• [PROBLEM TO SOLVE]: Identify the lines that contain the string "with", then copy each of them.

• [SOURCE DATA]:

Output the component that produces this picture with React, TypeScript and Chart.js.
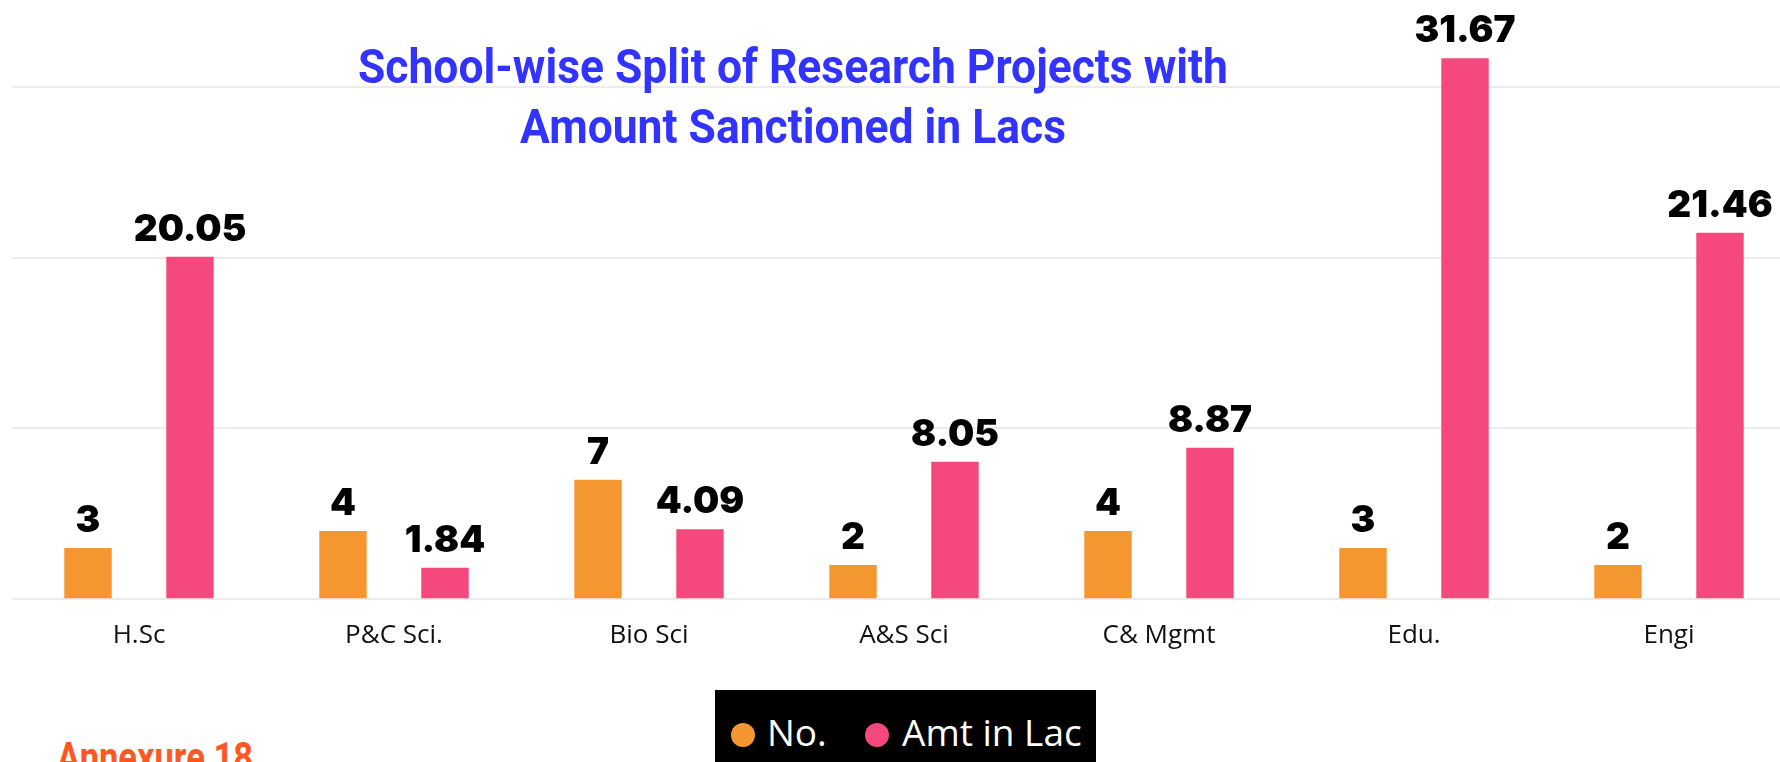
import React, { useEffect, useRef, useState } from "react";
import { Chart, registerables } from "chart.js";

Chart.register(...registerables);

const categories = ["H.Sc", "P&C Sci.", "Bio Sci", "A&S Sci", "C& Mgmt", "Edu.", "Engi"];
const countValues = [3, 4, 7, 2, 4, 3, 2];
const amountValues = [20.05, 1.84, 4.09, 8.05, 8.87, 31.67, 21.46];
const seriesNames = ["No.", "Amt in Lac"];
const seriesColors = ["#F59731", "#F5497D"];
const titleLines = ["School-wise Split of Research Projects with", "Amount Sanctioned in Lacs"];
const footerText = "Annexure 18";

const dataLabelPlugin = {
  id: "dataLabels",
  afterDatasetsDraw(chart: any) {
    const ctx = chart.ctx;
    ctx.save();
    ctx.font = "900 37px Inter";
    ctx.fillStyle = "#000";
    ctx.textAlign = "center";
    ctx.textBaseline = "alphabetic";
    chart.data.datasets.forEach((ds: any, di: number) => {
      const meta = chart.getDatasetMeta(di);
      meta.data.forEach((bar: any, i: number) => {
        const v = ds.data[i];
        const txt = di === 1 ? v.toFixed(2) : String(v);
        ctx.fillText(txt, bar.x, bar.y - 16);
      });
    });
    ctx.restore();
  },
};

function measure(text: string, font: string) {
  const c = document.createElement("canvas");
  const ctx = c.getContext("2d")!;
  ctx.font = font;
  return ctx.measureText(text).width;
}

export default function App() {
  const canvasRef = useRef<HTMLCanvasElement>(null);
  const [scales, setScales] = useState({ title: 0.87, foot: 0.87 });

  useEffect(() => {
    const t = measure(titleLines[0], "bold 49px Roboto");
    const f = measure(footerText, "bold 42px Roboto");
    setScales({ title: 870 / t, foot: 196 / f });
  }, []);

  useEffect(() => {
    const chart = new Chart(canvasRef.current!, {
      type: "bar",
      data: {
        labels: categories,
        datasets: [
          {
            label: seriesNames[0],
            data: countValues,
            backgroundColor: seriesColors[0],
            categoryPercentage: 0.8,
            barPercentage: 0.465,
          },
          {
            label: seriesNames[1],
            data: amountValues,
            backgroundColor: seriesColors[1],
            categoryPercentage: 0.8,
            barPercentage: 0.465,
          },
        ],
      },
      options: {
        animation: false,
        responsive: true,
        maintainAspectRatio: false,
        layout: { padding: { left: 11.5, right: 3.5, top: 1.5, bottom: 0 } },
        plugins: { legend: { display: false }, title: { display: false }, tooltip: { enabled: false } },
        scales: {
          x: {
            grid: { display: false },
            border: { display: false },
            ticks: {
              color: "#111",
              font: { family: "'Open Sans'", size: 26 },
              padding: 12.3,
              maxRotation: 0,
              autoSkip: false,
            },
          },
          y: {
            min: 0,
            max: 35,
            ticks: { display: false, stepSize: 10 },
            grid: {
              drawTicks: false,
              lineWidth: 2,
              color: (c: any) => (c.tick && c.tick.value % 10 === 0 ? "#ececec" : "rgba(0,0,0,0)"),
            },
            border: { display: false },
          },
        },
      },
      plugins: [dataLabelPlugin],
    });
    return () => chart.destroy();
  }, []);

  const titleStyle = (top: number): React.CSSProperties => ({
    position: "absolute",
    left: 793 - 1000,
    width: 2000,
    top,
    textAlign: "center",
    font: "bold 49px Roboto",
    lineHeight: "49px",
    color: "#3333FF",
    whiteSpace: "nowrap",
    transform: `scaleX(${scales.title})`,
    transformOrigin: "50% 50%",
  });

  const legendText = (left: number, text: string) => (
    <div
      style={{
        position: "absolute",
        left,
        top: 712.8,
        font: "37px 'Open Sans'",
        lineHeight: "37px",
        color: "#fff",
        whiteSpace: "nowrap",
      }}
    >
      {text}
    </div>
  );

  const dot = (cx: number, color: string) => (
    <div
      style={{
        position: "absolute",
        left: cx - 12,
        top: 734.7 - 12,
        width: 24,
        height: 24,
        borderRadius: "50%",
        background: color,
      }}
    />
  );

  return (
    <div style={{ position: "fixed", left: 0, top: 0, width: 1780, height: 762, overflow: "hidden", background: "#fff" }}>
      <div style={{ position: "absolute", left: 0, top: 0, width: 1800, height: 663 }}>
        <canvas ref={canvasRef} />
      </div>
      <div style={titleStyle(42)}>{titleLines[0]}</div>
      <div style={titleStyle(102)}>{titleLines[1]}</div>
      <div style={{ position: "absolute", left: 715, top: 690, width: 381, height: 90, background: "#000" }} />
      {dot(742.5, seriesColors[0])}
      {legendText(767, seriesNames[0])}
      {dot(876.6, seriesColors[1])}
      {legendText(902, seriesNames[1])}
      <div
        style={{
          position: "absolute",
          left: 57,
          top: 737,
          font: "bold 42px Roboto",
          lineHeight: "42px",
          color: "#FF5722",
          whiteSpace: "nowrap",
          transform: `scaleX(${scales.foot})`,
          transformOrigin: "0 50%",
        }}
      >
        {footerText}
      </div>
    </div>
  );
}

• [RESULT FOR THIS EXERCISE]:
Output the component that produces this picture with React, TypeScript and Chart.js.
const titleLines = ["School-wise Split of Research Projects with", "Amount Sanctioned in Lacs"];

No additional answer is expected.